How to Market Vinegar to Billionaires

With wine prices soaring, how much would you pay for a bottle of vino? Is your usual wine under $15 or is it a bottle of Two Buck Chuck from Trader Joe’s? Either way, if you’re into adventure and wine, read The Billionaire’s Vinegar. Outlining the rise and fall of the super expensive wine market, Benjamin Wallace describes with Sherlock Holmesian detail, every person, place, and thing of, as the subtitle says, The Mystery of the World’s Most Expensive Bottle of Wine stemming from the discovery of a cache of eighteenth century wine in a Paris cellar allegedly belonging to Thomas Jefferson.

The book begins with the history-making 1985 auction of one of the first Jefferson bottles, a 1787 Lafite, inscribed with the initials “Th. J.” Led by Christie’s auctioneer Michael Broadbent, the founding director of its new wine department, the bottle sells for $156,000 to Kip Forbes, son of Malcolm Forbes, founder of Forbes magazine. The bottle was purchased for one purpose: to be displayed in a gallery, alongside many other authentic Jefferson artifacts, in the Forbes building. It never ends up being tasted or even drunk, unlike the fate of the other Jefferson bottles.

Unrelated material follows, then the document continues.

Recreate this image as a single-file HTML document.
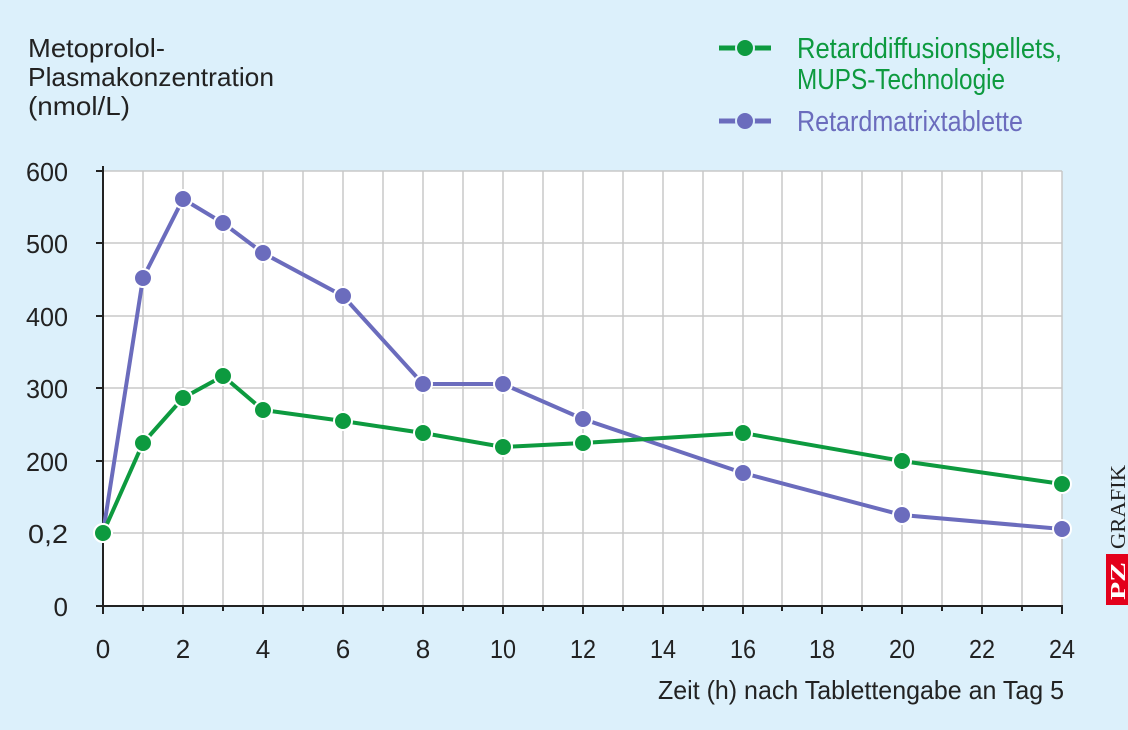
<!DOCTYPE html>
<html><head><meta charset="utf-8"><style>
html,body{margin:0;padding:0;background:#dcf0fb;}
svg{display:block;font-family:"Liberation Sans Narrow","Liberation Sans",sans-serif;}
</style></head><body>
<svg width="1128" height="730" viewBox="0 0 1128 730" xmlns="http://www.w3.org/2000/svg">
<rect width="1128" height="730" fill="#dcf0fb"/>
<rect x="103" y="171" width="959" height="435" fill="#ffffff"/>
<g stroke="#c8c8c8" stroke-width="1.5">
<line x1="143" y1="171" x2="143" y2="606"/><line x1="183" y1="171" x2="183" y2="606"/><line x1="223" y1="171" x2="223" y2="606"/><line x1="263" y1="171" x2="263" y2="606"/><line x1="303" y1="171" x2="303" y2="606"/><line x1="343" y1="171" x2="343" y2="606"/><line x1="383" y1="171" x2="383" y2="606"/><line x1="423" y1="171" x2="423" y2="606"/><line x1="463" y1="171" x2="463" y2="606"/><line x1="503" y1="171" x2="503" y2="606"/><line x1="543" y1="171" x2="543" y2="606"/><line x1="583" y1="171" x2="583" y2="606"/><line x1="623" y1="171" x2="623" y2="606"/><line x1="663" y1="171" x2="663" y2="606"/><line x1="703" y1="171" x2="703" y2="606"/><line x1="743" y1="171" x2="743" y2="606"/><line x1="782" y1="171" x2="782" y2="606"/><line x1="822" y1="171" x2="822" y2="606"/><line x1="862" y1="171" x2="862" y2="606"/><line x1="902" y1="171" x2="902" y2="606"/><line x1="942" y1="171" x2="942" y2="606"/><line x1="982" y1="171" x2="982" y2="606"/><line x1="1022" y1="171" x2="1022" y2="606"/><line x1="1062" y1="171" x2="1062" y2="606"/>
<line x1="103" y1="171" x2="1062" y2="171"/><line x1="103" y1="243" x2="1062" y2="243"/><line x1="103" y1="316" x2="1062" y2="316"/><line x1="103" y1="388" x2="1062" y2="388"/><line x1="103" y1="461" x2="1062" y2="461"/><line x1="103" y1="533" x2="1062" y2="533"/>
</g>
<g stroke="#222" stroke-width="2">
<line x1="103" y1="166" x2="103" y2="607"/><line x1="96" y1="606" x2="1063" y2="606"/>
<line x1="96" y1="171" x2="103" y2="171"/><line x1="96" y1="243" x2="103" y2="243"/><line x1="96" y1="316" x2="103" y2="316"/><line x1="96" y1="388" x2="103" y2="388"/><line x1="96" y1="461" x2="103" y2="461"/><line x1="96" y1="533" x2="103" y2="533"/>
<line x1="103" y1="606" x2="103" y2="614"/><line x1="183" y1="606" x2="183" y2="614"/><line x1="263" y1="606" x2="263" y2="614"/><line x1="343" y1="606" x2="343" y2="614"/><line x1="423" y1="606" x2="423" y2="614"/><line x1="503" y1="606" x2="503" y2="614"/><line x1="583" y1="606" x2="583" y2="614"/><line x1="663" y1="606" x2="663" y2="614"/><line x1="743" y1="606" x2="743" y2="614"/><line x1="822" y1="606" x2="822" y2="614"/><line x1="902" y1="606" x2="902" y2="614"/><line x1="982" y1="606" x2="982" y2="614"/><line x1="1062" y1="606" x2="1062" y2="614"/>
<line x1="143" y1="606" x2="143" y2="611"/><line x1="223" y1="606" x2="223" y2="611"/><line x1="303" y1="606" x2="303" y2="611"/><line x1="383" y1="606" x2="383" y2="611"/><line x1="463" y1="606" x2="463" y2="611"/><line x1="543" y1="606" x2="543" y2="611"/><line x1="623" y1="606" x2="623" y2="611"/><line x1="703" y1="606" x2="703" y2="611"/><line x1="782" y1="606" x2="782" y2="611"/><line x1="862" y1="606" x2="862" y2="611"/><line x1="942" y1="606" x2="942" y2="611"/><line x1="1022" y1="606" x2="1022" y2="611"/>
</g>
<g font-size="26" fill="#222" text-anchor="end">
<text x="68" y="181" textLength="42" lengthAdjust="spacingAndGlyphs">600</text><text x="68" y="253" textLength="42" lengthAdjust="spacingAndGlyphs">500</text><text x="68" y="326" textLength="42" lengthAdjust="spacingAndGlyphs">400</text><text x="68" y="398" textLength="42" lengthAdjust="spacingAndGlyphs">300</text><text x="68" y="471" textLength="42" lengthAdjust="spacingAndGlyphs">200</text><text x="68" y="543" textLength="40" lengthAdjust="spacingAndGlyphs">0,2</text><text x="68" y="616">0</text>
</g>
<g font-size="26" fill="#222" text-anchor="middle">
<text x="103" y="658">0</text><text x="183" y="658">2</text><text x="263" y="658">4</text><text x="343" y="658">6</text><text x="423" y="658">8</text><text x="503" y="658" textLength="26" lengthAdjust="spacingAndGlyphs">10</text><text x="583" y="658" textLength="26" lengthAdjust="spacingAndGlyphs">12</text><text x="663" y="658" textLength="26" lengthAdjust="spacingAndGlyphs">14</text><text x="743" y="658" textLength="26" lengthAdjust="spacingAndGlyphs">16</text><text x="822" y="658" textLength="26" lengthAdjust="spacingAndGlyphs">18</text><text x="902" y="658" textLength="26" lengthAdjust="spacingAndGlyphs">20</text><text x="982" y="658" textLength="26" lengthAdjust="spacingAndGlyphs">22</text><text x="1062" y="658" textLength="26" lengthAdjust="spacingAndGlyphs">24</text>
</g>
<text x="658" y="699" font-size="26" fill="#222" textLength="406" lengthAdjust="spacingAndGlyphs">Zeit (h) nach Tablettengabe an Tag 5</text>
<g font-size="26" fill="#222">
<text x="28" y="57" textLength="137" lengthAdjust="spacingAndGlyphs">Metoprolol-</text><text x="28" y="86" textLength="246" lengthAdjust="spacingAndGlyphs">Plasmakonzentration</text><text x="28" y="115" textLength="102" lengthAdjust="spacingAndGlyphs">(nmol/L)</text>
</g>
<polyline fill="none" stroke="#6b6cbd" stroke-width="4" points="103,533 143,278 183,199 223,223 263,253 343,296 423,384 503,384 583,419 743,473 902,515 1062,529"/>
<g fill="#6b6cbd" stroke="#fff" stroke-width="2">
<circle cx="103" cy="533" r="9"/><circle cx="143" cy="278" r="9"/><circle cx="183" cy="199" r="9"/><circle cx="223" cy="223" r="9"/><circle cx="263" cy="253" r="9"/><circle cx="343" cy="296" r="9"/><circle cx="423" cy="384" r="9"/><circle cx="503" cy="384" r="9"/><circle cx="583" cy="419" r="9"/><circle cx="743" cy="473" r="9"/><circle cx="902" cy="515" r="9"/><circle cx="1062" cy="529" r="9"/>
</g>
<polyline fill="none" stroke="#0d9a3f" stroke-width="4" points="103,533 143,443 183,398 223,376 263,410 343,421 423,433 503,447 583,443 743,433 902,461 1062,484"/>
<g fill="#0d9a3f" stroke="#fff" stroke-width="2">
<circle cx="103" cy="533" r="9"/><circle cx="143" cy="443" r="9"/><circle cx="183" cy="398" r="9"/><circle cx="223" cy="376" r="9"/><circle cx="263" cy="410" r="9"/><circle cx="343" cy="421" r="9"/><circle cx="423" cy="433" r="9"/><circle cx="503" cy="447" r="9"/><circle cx="583" cy="443" r="9"/><circle cx="743" cy="433" r="9"/><circle cx="902" cy="461" r="9"/><circle cx="1062" cy="484" r="9"/>
</g>
<line x1="719" y1="48" x2="771" y2="48" stroke="#0d9a3f" stroke-width="5"/>
<circle cx="745" cy="48" r="9" fill="#0d9a3f" stroke="#dcf0fb" stroke-width="2"/>
<line x1="719" y1="121" x2="771" y2="121" stroke="#6b6cbd" stroke-width="5"/>
<circle cx="745" cy="121" r="9" fill="#6b6cbd" stroke="#dcf0fb" stroke-width="2"/>
<g font-size="29">
<text x="797" y="58" fill="#0d9a3f" textLength="265" lengthAdjust="spacingAndGlyphs">Retarddiffusionspellets,</text>
<text x="797" y="89" fill="#0d9a3f" textLength="208" lengthAdjust="spacingAndGlyphs">MUPS-Technologie</text>
<text x="797" y="131" fill="#6b6cbd" textLength="226" lengthAdjust="spacingAndGlyphs">Retardmatrixtablette</text>
</g>
<rect x="1106" y="554" width="22" height="51" fill="#e3001b"/>
<text transform="translate(1125,600) rotate(-90)" font-family="Liberation Serif,serif" font-size="21" font-weight="bold" fill="#fff" textLength="38" lengthAdjust="spacingAndGlyphs">PZ</text>
<text transform="translate(1125,549) rotate(-90)" font-family="Liberation Serif,serif" font-size="21" fill="#222" textLength="84" lengthAdjust="spacingAndGlyphs">GRAFIK</text>
</svg>
</body></html>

All the Jefferson bottles could be traced back to one man, a German wine collector by the name of Hardy Rodenstock. Working in the music business, among other ventures, he was known to embellish the history of his past and his name, Rodenstock threw lavish wine tastings—his first in 1980—for his customers, each one outdoing the previous. In 1985 he discovered the cache of so-called Jefferson bottles, but never revealed the specifics of the location of the discovery or the previous owner. Many wealthy individuals bought bottles directly from him or at auction. But by the early 1990s—a decade where the wine market was awash in fakes—Rodenstock’s customers began to notice that certain specific aspects were off with the bottles of wine that were being presented at the mega-tastings. At first it was assumed that a bottle of many hundred years should taste awful yet faintly of wine, but when bottles began turning up of vintages and sizes that could not possibly exist according to French wine houses, people began to wonder.

This book makes the reader wonder: Is it really that easy to fool people into believing anything about wine? It seems so. If a cask of wine discovered in a Roman cellar allegedly belonging to Caesar turns up for sale, I’m sure someone will bite.